### Data segment ###

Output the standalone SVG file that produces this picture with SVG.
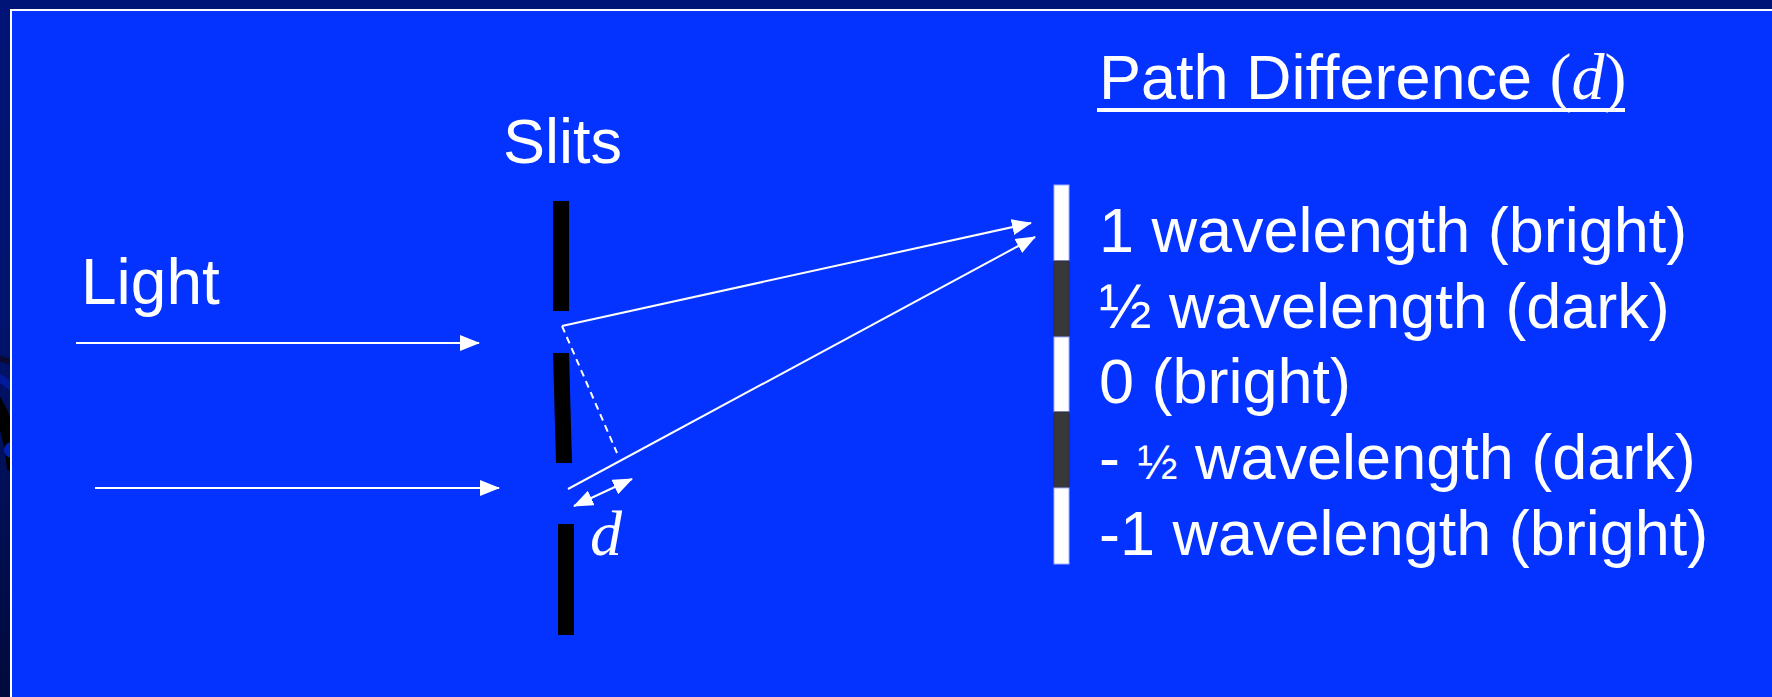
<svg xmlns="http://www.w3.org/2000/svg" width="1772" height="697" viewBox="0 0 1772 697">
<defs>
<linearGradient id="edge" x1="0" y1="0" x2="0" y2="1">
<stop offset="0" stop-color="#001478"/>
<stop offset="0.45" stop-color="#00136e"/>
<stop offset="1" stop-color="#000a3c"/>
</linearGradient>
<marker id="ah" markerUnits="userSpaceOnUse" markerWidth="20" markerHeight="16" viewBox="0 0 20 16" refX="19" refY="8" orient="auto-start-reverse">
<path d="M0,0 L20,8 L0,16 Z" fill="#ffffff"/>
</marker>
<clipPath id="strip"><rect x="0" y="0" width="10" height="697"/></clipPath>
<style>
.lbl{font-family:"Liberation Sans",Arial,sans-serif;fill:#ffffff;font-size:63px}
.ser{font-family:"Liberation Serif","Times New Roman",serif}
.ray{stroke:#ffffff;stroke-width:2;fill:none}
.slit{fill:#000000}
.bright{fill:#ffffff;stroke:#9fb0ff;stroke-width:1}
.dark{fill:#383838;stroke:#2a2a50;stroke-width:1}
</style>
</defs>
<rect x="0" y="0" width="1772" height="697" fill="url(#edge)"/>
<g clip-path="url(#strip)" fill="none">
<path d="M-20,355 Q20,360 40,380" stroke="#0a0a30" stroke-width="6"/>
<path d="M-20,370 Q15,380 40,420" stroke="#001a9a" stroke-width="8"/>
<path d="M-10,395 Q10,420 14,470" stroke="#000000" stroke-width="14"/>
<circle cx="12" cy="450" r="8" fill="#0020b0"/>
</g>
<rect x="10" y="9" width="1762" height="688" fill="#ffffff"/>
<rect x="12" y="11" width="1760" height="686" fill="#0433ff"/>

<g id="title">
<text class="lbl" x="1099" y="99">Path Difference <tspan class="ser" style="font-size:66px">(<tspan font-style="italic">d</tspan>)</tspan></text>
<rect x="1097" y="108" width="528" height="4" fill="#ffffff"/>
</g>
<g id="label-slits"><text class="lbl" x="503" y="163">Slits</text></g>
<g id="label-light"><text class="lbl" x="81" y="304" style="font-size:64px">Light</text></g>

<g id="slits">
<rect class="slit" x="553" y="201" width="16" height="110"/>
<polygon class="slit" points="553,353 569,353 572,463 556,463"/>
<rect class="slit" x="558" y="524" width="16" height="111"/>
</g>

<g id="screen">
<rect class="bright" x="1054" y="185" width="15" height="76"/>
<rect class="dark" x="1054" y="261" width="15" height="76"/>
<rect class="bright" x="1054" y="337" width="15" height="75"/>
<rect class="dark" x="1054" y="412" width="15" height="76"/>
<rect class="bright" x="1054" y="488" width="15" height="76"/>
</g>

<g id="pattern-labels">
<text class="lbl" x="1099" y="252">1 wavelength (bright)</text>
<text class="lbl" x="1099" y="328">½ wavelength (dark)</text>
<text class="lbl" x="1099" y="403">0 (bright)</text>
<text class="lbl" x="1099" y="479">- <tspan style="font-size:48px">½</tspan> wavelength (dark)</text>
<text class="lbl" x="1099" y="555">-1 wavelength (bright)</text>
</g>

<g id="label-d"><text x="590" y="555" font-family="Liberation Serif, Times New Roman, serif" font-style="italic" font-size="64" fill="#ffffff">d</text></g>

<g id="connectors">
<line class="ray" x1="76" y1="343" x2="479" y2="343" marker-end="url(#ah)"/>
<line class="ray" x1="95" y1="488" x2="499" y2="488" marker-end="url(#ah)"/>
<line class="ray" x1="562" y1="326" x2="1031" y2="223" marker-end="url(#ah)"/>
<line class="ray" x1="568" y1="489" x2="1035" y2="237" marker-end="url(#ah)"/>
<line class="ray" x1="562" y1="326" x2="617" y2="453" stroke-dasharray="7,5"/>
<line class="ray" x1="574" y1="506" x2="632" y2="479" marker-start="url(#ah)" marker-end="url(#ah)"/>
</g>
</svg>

###

Without the pictures, output the full listing exactly as it stands.

Output the standalone SVG file that produces this picture with SVG.
<svg xmlns="http://www.w3.org/2000/svg" width="1772" height="697" viewBox="0 0 1772 697">
<defs>
<linearGradient id="edge" x1="0" y1="0" x2="0" y2="1">
<stop offset="0" stop-color="#001478"/>
<stop offset="0.45" stop-color="#00136e"/>
<stop offset="1" stop-color="#000a3c"/>
</linearGradient>
<marker id="ah" markerUnits="userSpaceOnUse" markerWidth="20" markerHeight="16" viewBox="0 0 20 16" refX="19" refY="8" orient="auto-start-reverse">
<path d="M0,0 L20,8 L0,16 Z" fill="#ffffff"/>
</marker>
<clipPath id="strip"><rect x="0" y="0" width="10" height="697"/></clipPath>
<style>
.lbl{font-family:"Liberation Sans",Arial,sans-serif;fill:#ffffff;font-size:63px}
.ser{font-family:"Liberation Serif","Times New Roman",serif}
.ray{stroke:#ffffff;stroke-width:2;fill:none}
.slit{fill:#000000}
.bright{fill:#ffffff;stroke:#9fb0ff;stroke-width:1}
.dark{fill:#383838;stroke:#2a2a50;stroke-width:1}
</style>
</defs>
<rect x="0" y="0" width="1772" height="697" fill="url(#edge)"/>
<g clip-path="url(#strip)" fill="none">
<path d="M-20,355 Q20,360 40,380" stroke="#0a0a30" stroke-width="6"/>
<path d="M-20,370 Q15,380 40,420" stroke="#001a9a" stroke-width="8"/>
<path d="M-10,395 Q10,420 14,470" stroke="#000000" stroke-width="14"/>
<circle cx="12" cy="450" r="8" fill="#0020b0"/>
</g>
<rect x="10" y="9" width="1762" height="688" fill="#ffffff"/>
<rect x="12" y="11" width="1760" height="686" fill="#0433ff"/>

<g id="title">
<text class="lbl" x="1099" y="99">Path Difference <tspan class="ser" style="font-size:66px">(<tspan font-style="italic">d</tspan>)</tspan></text>
<rect x="1097" y="108" width="528" height="4" fill="#ffffff"/>
</g>
<g id="label-slits"><text class="lbl" x="503" y="163">Slits</text></g>
<g id="label-light"><text class="lbl" x="81" y="304" style="font-size:64px">Light</text></g>

<g id="slits">
<rect class="slit" x="553" y="201" width="16" height="110"/>
<polygon class="slit" points="553,353 569,353 572,463 556,463"/>
<rect class="slit" x="558" y="524" width="16" height="111"/>
</g>

<g id="screen">
<rect class="bright" x="1054" y="185" width="15" height="76"/>
<rect class="dark" x="1054" y="261" width="15" height="76"/>
<rect class="bright" x="1054" y="337" width="15" height="75"/>
<rect class="dark" x="1054" y="412" width="15" height="76"/>
<rect class="bright" x="1054" y="488" width="15" height="76"/>
</g>

<g id="pattern-labels">
<text class="lbl" x="1099" y="252">1 wavelength (bright)</text>
<text class="lbl" x="1099" y="328">½ wavelength (dark)</text>
<text class="lbl" x="1099" y="403">0 (bright)</text>
<text class="lbl" x="1099" y="479">- <tspan style="font-size:48px">½</tspan> wavelength (dark)</text>
<text class="lbl" x="1099" y="555">-1 wavelength (bright)</text>
</g>

<g id="label-d"><text x="590" y="555" font-family="Liberation Serif, Times New Roman, serif" font-style="italic" font-size="64" fill="#ffffff">d</text></g>

<g id="connectors">
<line class="ray" x1="76" y1="343" x2="479" y2="343" marker-end="url(#ah)"/>
<line class="ray" x1="95" y1="488" x2="499" y2="488" marker-end="url(#ah)"/>
<line class="ray" x1="562" y1="326" x2="1031" y2="223" marker-end="url(#ah)"/>
<line class="ray" x1="568" y1="489" x2="1035" y2="237" marker-end="url(#ah)"/>
<line class="ray" x1="562" y1="326" x2="617" y2="453" stroke-dasharray="7,5"/>
<line class="ray" x1="574" y1="506" x2="632" y2="479" marker-start="url(#ah)" marker-end="url(#ah)"/>
</g>
</svg>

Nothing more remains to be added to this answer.